### DIRECTIONS
Retype, with no alterations, every line between the one containing "Write the D3.js code for this chart." and the one containing "const y = d3.scaleLinear().domain([0,26]).range([B,T]);", counting both of those lines too. Pictures are to be left out.

### PROVIDED DATA
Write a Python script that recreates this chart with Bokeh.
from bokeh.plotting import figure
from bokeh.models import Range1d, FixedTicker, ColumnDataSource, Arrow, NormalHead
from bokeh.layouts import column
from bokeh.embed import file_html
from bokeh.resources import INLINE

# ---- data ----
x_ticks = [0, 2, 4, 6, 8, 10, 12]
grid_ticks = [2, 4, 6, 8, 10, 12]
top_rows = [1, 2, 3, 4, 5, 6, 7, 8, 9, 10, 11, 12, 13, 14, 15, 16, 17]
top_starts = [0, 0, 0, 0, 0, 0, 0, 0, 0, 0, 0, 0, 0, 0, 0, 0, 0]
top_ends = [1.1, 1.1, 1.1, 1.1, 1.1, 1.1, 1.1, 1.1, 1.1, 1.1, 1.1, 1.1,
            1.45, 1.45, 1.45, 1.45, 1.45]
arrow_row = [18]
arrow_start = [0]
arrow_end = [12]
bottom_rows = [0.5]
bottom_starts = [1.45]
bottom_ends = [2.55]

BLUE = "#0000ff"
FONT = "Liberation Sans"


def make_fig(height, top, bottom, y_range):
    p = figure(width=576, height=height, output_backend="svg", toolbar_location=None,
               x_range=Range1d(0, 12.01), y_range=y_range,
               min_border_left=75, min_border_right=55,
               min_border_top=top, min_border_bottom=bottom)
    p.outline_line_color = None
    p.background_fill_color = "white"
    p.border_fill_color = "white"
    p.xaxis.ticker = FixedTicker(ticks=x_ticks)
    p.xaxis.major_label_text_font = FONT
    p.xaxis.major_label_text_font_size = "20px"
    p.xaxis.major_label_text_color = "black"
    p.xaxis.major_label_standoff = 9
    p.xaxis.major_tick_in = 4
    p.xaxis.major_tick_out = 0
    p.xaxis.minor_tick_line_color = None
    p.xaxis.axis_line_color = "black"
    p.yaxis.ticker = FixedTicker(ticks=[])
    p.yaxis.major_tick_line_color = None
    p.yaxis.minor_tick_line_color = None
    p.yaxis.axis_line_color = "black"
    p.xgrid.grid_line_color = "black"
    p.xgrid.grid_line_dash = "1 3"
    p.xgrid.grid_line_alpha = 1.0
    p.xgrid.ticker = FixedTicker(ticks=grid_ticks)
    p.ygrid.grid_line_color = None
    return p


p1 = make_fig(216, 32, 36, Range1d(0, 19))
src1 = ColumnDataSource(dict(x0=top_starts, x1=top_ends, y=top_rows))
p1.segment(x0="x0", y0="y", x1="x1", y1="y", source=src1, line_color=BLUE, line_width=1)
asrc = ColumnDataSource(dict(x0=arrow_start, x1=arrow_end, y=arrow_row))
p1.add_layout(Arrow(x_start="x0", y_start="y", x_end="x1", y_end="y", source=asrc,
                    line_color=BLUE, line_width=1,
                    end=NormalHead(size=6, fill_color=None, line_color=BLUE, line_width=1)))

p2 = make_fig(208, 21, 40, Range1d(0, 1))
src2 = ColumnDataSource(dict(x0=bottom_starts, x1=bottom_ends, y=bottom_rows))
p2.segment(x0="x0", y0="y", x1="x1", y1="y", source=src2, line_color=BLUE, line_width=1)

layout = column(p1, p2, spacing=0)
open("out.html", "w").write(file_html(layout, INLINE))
--
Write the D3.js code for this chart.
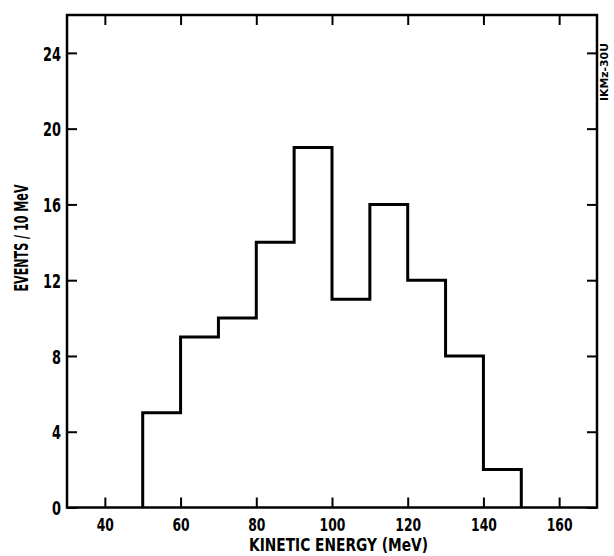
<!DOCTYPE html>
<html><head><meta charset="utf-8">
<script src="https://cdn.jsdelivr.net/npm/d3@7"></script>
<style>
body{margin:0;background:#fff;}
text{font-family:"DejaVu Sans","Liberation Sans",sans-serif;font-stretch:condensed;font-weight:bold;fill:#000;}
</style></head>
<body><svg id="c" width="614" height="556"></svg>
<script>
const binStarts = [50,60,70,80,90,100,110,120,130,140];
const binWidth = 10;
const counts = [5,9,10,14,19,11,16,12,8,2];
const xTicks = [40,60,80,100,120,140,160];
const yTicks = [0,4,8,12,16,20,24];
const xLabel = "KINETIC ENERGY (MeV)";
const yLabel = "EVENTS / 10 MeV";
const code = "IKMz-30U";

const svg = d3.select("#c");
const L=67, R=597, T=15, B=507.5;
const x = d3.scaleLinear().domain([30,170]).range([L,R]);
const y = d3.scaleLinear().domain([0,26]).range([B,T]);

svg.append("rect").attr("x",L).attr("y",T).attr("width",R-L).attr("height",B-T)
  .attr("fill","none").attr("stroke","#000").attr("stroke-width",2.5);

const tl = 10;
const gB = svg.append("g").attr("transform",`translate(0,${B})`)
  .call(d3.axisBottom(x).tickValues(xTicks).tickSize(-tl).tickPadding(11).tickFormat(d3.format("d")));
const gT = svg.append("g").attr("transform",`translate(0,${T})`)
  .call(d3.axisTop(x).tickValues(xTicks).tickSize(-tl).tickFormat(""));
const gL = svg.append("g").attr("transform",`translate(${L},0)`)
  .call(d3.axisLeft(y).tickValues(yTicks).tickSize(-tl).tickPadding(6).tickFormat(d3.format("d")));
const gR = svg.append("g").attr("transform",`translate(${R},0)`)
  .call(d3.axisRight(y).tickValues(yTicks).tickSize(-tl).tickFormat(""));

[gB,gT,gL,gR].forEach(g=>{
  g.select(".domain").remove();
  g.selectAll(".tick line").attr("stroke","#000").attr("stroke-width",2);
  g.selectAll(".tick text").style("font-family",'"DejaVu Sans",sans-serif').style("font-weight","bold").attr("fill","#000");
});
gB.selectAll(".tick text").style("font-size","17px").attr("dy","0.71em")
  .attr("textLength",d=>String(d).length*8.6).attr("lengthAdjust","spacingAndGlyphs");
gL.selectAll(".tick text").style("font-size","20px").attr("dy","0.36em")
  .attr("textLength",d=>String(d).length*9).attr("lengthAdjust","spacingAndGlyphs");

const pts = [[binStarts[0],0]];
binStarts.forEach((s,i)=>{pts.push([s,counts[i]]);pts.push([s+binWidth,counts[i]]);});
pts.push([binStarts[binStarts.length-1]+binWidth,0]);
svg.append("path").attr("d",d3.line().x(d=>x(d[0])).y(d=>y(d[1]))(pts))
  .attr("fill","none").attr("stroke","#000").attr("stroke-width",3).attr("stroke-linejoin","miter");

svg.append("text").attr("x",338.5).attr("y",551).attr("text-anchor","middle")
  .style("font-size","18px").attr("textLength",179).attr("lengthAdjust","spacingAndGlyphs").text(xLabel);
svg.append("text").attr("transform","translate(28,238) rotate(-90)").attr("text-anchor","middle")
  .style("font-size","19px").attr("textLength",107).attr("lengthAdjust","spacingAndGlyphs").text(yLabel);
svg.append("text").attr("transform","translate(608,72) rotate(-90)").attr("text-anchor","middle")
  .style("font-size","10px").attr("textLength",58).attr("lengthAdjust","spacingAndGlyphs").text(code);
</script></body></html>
...
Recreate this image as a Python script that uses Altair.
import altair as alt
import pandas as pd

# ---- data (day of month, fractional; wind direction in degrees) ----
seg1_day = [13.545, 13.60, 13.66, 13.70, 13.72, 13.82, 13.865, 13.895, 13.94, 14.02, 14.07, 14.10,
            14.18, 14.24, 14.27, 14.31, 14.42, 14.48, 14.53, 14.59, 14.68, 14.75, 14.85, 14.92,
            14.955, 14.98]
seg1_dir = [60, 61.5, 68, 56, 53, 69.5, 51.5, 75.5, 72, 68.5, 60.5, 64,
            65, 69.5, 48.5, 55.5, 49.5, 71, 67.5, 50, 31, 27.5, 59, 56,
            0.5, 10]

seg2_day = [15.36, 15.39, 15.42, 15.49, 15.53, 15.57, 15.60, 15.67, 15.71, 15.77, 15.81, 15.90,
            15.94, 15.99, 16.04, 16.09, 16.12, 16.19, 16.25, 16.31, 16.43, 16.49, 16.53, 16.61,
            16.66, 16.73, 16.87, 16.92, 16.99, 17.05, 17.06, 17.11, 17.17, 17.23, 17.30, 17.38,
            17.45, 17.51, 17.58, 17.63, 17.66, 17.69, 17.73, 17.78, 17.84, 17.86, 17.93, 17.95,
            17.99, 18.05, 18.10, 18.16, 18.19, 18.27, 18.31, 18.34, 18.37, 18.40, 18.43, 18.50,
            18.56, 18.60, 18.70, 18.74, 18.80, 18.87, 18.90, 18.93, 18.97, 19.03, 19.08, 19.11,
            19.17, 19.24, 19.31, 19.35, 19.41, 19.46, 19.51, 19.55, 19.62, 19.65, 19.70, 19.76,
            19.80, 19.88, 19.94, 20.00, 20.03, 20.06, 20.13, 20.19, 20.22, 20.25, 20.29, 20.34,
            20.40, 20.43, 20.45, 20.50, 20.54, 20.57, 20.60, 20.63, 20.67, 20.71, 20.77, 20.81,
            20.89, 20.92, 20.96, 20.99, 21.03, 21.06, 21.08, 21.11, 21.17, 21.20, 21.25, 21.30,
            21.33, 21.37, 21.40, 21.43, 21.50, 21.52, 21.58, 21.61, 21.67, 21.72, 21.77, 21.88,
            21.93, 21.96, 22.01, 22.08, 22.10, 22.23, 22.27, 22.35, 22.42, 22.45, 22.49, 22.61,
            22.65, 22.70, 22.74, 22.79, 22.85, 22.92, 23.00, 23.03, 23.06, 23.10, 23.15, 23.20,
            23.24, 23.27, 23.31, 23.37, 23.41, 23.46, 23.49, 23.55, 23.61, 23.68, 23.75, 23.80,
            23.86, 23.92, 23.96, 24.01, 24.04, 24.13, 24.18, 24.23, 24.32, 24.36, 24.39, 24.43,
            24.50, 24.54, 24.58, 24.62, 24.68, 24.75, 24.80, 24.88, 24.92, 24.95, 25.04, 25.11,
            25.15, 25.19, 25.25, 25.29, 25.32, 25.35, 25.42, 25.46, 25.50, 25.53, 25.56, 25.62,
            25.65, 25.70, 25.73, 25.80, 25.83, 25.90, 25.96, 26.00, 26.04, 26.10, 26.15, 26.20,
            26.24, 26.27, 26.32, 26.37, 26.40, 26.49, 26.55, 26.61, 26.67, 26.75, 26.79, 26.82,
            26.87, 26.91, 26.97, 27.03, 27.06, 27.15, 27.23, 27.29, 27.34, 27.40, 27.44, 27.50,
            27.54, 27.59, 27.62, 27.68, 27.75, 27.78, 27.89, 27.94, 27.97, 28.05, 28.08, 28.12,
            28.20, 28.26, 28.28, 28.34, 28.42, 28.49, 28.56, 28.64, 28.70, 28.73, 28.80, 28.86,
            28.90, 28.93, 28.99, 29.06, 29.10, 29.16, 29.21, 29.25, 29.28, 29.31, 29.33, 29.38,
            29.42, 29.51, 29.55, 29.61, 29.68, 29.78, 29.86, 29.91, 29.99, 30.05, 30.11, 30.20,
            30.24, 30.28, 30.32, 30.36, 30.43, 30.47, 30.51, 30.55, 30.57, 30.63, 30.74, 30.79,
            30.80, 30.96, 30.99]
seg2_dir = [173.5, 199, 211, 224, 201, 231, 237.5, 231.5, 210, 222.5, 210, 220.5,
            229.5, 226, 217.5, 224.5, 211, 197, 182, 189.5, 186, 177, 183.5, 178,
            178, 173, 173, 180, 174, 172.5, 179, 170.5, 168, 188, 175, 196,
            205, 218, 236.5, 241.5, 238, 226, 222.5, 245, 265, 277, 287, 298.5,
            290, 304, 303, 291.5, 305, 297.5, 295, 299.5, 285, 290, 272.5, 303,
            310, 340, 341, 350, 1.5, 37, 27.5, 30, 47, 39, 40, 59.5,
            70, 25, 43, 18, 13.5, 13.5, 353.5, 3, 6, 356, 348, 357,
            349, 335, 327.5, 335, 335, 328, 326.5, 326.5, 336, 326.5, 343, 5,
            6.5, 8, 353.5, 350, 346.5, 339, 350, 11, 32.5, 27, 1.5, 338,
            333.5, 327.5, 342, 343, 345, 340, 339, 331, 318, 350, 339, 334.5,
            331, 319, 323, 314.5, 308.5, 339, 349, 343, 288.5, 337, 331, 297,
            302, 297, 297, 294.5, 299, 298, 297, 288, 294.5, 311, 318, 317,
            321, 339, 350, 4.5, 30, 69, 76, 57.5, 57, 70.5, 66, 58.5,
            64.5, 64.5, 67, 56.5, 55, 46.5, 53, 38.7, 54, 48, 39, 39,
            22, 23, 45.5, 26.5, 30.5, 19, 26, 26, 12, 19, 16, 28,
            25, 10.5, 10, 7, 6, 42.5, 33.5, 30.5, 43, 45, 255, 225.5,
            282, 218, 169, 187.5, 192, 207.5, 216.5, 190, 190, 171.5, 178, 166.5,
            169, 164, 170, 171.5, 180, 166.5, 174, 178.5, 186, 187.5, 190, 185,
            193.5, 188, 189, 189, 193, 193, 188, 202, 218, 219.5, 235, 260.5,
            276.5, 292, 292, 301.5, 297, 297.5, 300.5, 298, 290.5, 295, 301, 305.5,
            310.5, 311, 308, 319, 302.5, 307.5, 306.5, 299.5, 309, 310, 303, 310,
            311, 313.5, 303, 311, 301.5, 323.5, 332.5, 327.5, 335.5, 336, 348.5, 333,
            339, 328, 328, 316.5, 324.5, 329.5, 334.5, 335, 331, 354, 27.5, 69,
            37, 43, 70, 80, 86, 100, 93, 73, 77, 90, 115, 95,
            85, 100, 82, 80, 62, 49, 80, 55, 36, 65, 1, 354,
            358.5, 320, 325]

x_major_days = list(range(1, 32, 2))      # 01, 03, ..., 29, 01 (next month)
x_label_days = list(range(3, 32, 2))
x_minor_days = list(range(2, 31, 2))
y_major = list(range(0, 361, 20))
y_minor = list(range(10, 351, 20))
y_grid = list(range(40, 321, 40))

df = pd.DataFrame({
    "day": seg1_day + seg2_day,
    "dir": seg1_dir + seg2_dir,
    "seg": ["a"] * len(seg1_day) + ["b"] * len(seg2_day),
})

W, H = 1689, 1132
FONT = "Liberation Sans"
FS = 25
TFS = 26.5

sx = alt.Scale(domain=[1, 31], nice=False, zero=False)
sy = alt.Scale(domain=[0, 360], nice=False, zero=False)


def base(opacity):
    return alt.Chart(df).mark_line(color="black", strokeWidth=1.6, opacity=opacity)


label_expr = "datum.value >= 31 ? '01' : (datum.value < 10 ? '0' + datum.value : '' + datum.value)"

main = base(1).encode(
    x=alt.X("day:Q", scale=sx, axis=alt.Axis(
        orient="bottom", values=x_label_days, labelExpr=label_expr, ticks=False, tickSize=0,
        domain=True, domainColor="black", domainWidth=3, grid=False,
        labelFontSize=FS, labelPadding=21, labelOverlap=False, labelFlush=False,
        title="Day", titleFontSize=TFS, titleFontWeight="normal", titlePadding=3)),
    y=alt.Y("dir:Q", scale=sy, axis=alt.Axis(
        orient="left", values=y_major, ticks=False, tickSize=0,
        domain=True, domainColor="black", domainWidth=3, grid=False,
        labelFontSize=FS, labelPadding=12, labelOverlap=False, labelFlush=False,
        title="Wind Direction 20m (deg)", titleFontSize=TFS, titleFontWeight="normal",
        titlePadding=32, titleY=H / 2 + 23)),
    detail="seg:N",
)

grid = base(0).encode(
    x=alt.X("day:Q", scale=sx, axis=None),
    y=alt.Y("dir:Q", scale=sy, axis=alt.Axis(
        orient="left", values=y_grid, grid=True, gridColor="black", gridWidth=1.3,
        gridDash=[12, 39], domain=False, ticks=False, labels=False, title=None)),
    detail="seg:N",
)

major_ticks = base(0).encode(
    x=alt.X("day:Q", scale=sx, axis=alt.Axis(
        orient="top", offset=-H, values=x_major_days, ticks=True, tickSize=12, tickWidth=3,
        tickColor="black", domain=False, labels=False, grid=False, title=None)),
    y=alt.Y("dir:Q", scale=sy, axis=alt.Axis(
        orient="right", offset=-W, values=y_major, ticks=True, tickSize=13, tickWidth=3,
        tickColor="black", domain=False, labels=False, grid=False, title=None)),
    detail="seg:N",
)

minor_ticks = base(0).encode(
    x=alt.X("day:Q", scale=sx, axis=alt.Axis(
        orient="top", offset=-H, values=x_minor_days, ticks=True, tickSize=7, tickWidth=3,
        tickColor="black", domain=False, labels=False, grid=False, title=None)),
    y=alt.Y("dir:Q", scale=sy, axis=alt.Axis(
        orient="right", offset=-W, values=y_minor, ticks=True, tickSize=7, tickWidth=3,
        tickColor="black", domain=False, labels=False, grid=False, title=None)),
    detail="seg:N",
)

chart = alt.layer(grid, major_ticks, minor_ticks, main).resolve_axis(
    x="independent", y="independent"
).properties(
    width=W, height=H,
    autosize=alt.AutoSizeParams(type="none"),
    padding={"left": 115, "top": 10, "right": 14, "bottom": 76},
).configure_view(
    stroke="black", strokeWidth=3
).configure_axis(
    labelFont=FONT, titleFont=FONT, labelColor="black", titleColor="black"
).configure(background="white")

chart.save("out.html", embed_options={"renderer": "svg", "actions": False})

### SOLUTION FOR THIS TASK
Write the D3.js code for this chart.
<!DOCTYPE html>
<html><head><meta charset="utf-8">
<script src="https://cdn.jsdelivr.net/npm/d3@7"></script>
<style>
body{margin:0;background:#fff;}
text{font-family:"DejaVu Sans","Liberation Sans",sans-serif;font-stretch:condensed;font-weight:bold;fill:#000;}
</style></head>
<body><svg id="c" width="614" height="556"></svg>
<script>
const binStarts = [50,60,70,80,90,100,110,120,130,140];
const binWidth = 10;
const counts = [5,9,10,14,19,11,16,12,8,2];
const xTicks = [40,60,80,100,120,140,160];
const yTicks = [0,4,8,12,16,20,24];
const xLabel = "KINETIC ENERGY (MeV)";
const yLabel = "EVENTS / 10 MeV";
const code = "IKMz-30U";

const svg = d3.select("#c");
const L=67, R=597, T=15, B=507.5;
const x = d3.scaleLinear().domain([30,170]).range([L,R]);
const y = d3.scaleLinear().domain([0,26]).range([B,T]);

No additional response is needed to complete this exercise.